INDICTMENT AGAINST SRI LANKA: Genocide '83 The matters presented here constitute, at the lowest, prima facie evidence, sufficient to warrant an indictment for genocide against the Sri Lanka authorities. The Minority Rights Group was moved to comment in September 1983: "...The present conflict has transcended the special consideration of minority rights and has reached the point where the basic human rights of the Tamil community - the rights to life and property, freedom of speech and self expression and freedom from arbitrary arrest have in fact and in law been subject to gross and continued violations. "(Tamils of Sri Lanka: Minority Rights Group Report September 1983)

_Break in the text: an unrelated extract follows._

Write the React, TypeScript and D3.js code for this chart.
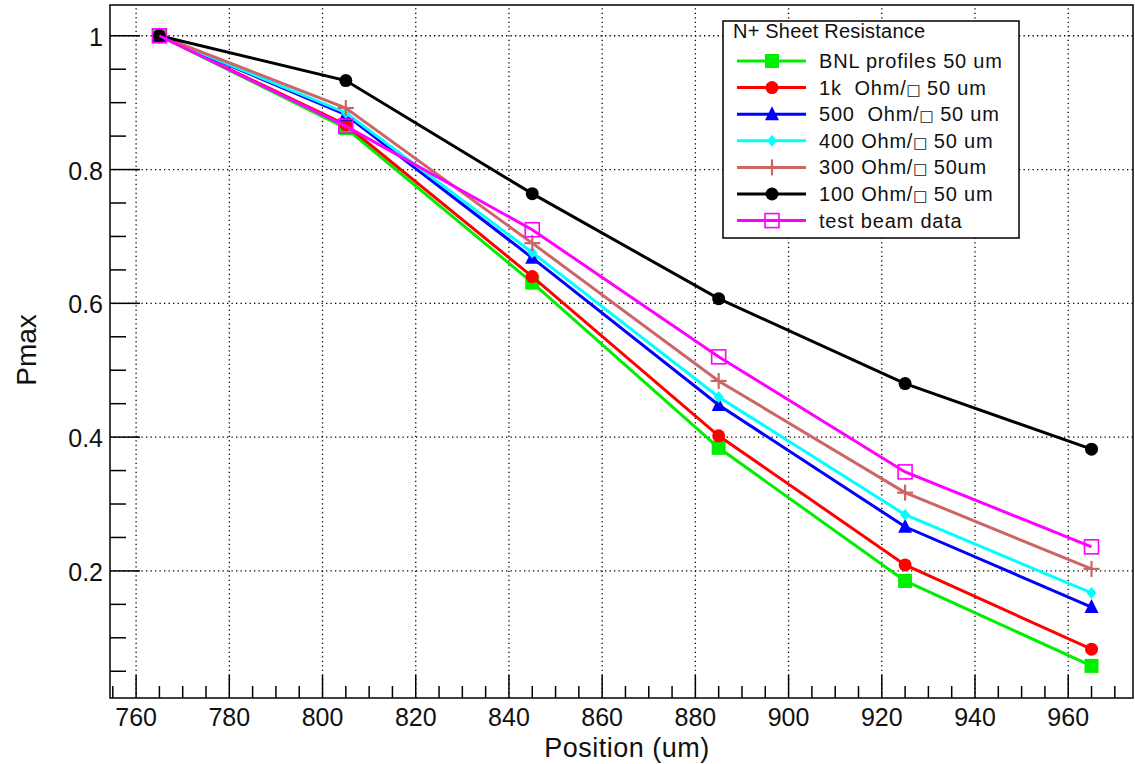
import React from "react";
import * as d3 from "d3";

// positions (um) where Pmax was measured
const positions = [765, 805, 845, 885, 925, 965];

const bnl = [1.0, 0.862, 0.631, 0.384, 0.185, 0.058];
const ohm1k = [1.0, 0.867, 0.64, 0.402, 0.209, 0.083];
const ohm500 = [1.0, 0.882, 0.668, 0.448, 0.266, 0.146];
const ohm400 = [1.0, 0.885, 0.676, 0.46, 0.284, 0.167];
const ohm300 = [1.0, 0.892, 0.69, 0.484, 0.317, 0.203];
const ohm100 = [1.0, 0.933, 0.764, 0.607, 0.48, 0.382];
const testBeam = [1.0, 0.865, 0.71, 0.52, 0.348, 0.236];

const xTicks = [760, 780, 800, 820, 840, 860, 880, 900, 920, 940, 960];
const yTicks = [0.2, 0.4, 0.6, 0.8, 1];

const W = 1135;
const H = 764;
const margin = { left: 110, right: 2, top: 5, bottom: 66 };
const FONT = "'Liberation Sans', Arial, Helvetica, sans-serif";

const series = [
  { name: "BNL profiles 50 um", values: bnl, color: "#00ee00", marker: "square" },
  { name: "1k  Ohm/", tail: " 50 um", values: ohm1k, color: "#ff0000", marker: "circle" },
  { name: "500  Ohm/", tail: " 50 um", values: ohm500, color: "#0000ff", marker: "triangle" },
  { name: "400 Ohm/", tail: " 50 um", values: ohm400, color: "#00ffff", marker: "diamond" },
  { name: "300 Ohm/", tail: " 50um", values: ohm300, color: "#cc6666", marker: "plus" },
  { name: "100 Ohm/", tail: " 50 um", values: ohm100, color: "#000000", marker: "circle" },
  { name: "test beam data", values: testBeam, color: "#ff00ff", marker: "openSquare" },
];

const Marker = ({ type, color, x, y }) => {
  if (type === "square")
    return <rect x={x - 7} y={y - 7} width={14} height={14} fill={color} />;
  if (type === "openSquare")
    return (
      <rect x={x - 7} y={y - 7} width={14} height={14} fill="none" stroke={color} strokeWidth={1.6} />
    );
  if (type === "circle") return <circle cx={x} cy={y} r={6.5} fill={color} />;
  if (type === "triangle")
    return <path d={`M${x},${y - 8}L${x + 7},${y + 6}L${x - 7},${y + 6}Z`} fill={color} />;
  if (type === "diamond")
    return <path d={`M${x},${y - 6}L${x + 5},${y}L${x},${y + 6}L${x - 5},${y}Z`} fill={color} />;
  if (type === "plus")
    return (
      <g stroke={color} strokeWidth={2.2}>
        <line x1={x - 8} x2={x + 8} y1={y} y2={y} />
        <line x1={x} x2={x} y1={y - 8} y2={y + 8} />
      </g>
    );
  return null;
};

export default function App() {
  const x = d3
    .scaleLinear()
    .domain([754.4, 973.9])
    .range([margin.left, W - margin.right]);
  const y = d3
    .scaleLinear()
    .domain([0.01, 1.046])
    .range([H - margin.bottom, margin.top]);

  const x0 = margin.left;
  const x1 = W - margin.right;
  const y0 = H - margin.bottom;
  const y1 = margin.top;

  const xMinor = d3.range(755, 975, 5).filter((v) => v % 20 !== 0);
  const yMinor = d3.range(0.05, 1.04, 0.05).filter((v) => Math.abs(v * 5 - Math.round(v * 5)) > 1e-6);

  const line = d3
    .line<number>()
    .x((_, i) => x(positions[i]))
    .y((d) => y(d));

  const legX = 723;
  const legY = 21;
  const rowH = 26.6;

  return (
    <svg
      width={W}
      height={H}
      style={{ position: "absolute", left: 0, top: 0, background: "#fff" }}
      fontFamily={FONT}
    >
      {/* grid */}
      <g stroke="#000" strokeWidth={1.3} strokeDasharray="1.3,3.2">
        {xTicks.map((t) => (
          <line key={"gx" + t} x1={x(t)} x2={x(t)} y1={y0} y2={y1} />
        ))}
        {yTicks.map((t) => (
          <line key={"gy" + t} x1={x0} x2={x1} y1={y(t)} y2={y(t)} />
        ))}
      </g>

      {/* ticks */}
      <g stroke="#000" strokeWidth={1.5}>
        {xTicks.map((t) => (
          <line key={"tx" + t} x1={x(t)} x2={x(t)} y1={y0} y2={y0 - 23} />
        ))}
        {xMinor.map((t) => (
          <line key={"mx" + t} x1={x(t)} x2={x(t)} y1={y0} y2={y0 - 12} />
        ))}
        {yTicks.map((t) => (
          <line key={"ty" + t} x1={x0} x2={x0 + 30} y1={y(t)} y2={y(t)} />
        ))}
        {yMinor.map((t) => (
          <line key={"my" + t} x1={x0} x2={x0 + 16} y1={y(t)} y2={y(t)} />
        ))}
      </g>

      {/* frame */}
      <rect
        x={x0}
        y={y1}
        width={x1 - x0}
        height={y0 - y1}
        fill="none"
        stroke="#000"
        strokeWidth={1.5}
      />

      {/* tick labels */}
      <g fontSize={25} fill="#111">
        {xTicks.map((t) => (
          <text key={"lx" + t} x={x(t)} y={y0 + 28} textAnchor="middle">
            {t}
          </text>
        ))}
        {yTicks.map((t) => (
          <text key={"ly" + t} x={x0 - 7} y={y(t) + 10} textAnchor="end">
            {d3.format("")(t)}
          </text>
        ))}
      </g>

      {/* axis titles */}
      <text x={627} y={757} fontSize={27} textAnchor="middle" fill="#111" letterSpacing={0.5}>
        Position (um)
      </text>
      <text
        transform={`translate(36, 350) rotate(-90)`}
        fontSize={28}
        textAnchor="middle"
        fill="#111"
      >
        Pmax
      </text>

      {/* series */}
      {series.map((s) => (
        <g key={s.name}>
          <path d={line(s.values) || ""} fill="none" stroke={s.color} strokeWidth={3} />
          {s.values.map((v, i) => (
            <Marker key={i} type={s.marker} color={s.color} x={x(positions[i])} y={y(v)} />
          ))}
        </g>
      ))}

      {/* legend */}
      <g>
        <rect
          x={legX}
          y={legY}
          width={296}
          height={217}
          fill="#fff"
          stroke="#000"
          strokeWidth={1.5}
        />
        <text x={legX + 10} y={legY + 17} fontSize={20} fill="#111" letterSpacing={0.2}>
          N+ Sheet Resistance
        </text>
        {series.map((s, i) => {
          const cy = legY + 40 + i * rowH;
          return (
            <g key={"leg" + s.name}>
              <line x1={legX + 14} x2={legX + 83} y1={cy} y2={cy} stroke={s.color} strokeWidth={3} />
              <Marker type={s.marker} color={s.color} x={legX + 49} y={cy} />
              <text
                x={legX + 96}
                y={cy + 7}
                fontSize={20}
                fill="#111"
                letterSpacing={0.8}
                style={{ whiteSpace: "pre" }}
              >
                {s.name}
                {s.tail !== undefined && (
                  <>
                    <tspan fontWeight="bold" fontSize={15} fontFamily="DejaVu Sans" letterSpacing={0}>
                      {"\u25A1"}
                    </tspan>
                    {s.tail}
                  </>
                )}
              </text>
            </g>
          );
        })}
      </g>
    </svg>
  );
}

The International Commission of Jurists Review in December 1983 concluded : "A (Sri Lanka) government spokesman has denied that the destruction and killing of Tamils amounted to genocide. Under the Convention on the Prevention and Punishment of the Crime of Genocide, acts of murder committed with intent to destroy, in whole or in part, a national, ethnical, racial or religious group as such are considered as acts of genocide. The evidence points clearly to the conclusion that the violence of the Sinhala rioters on the Tamils amounted to acts of genocide."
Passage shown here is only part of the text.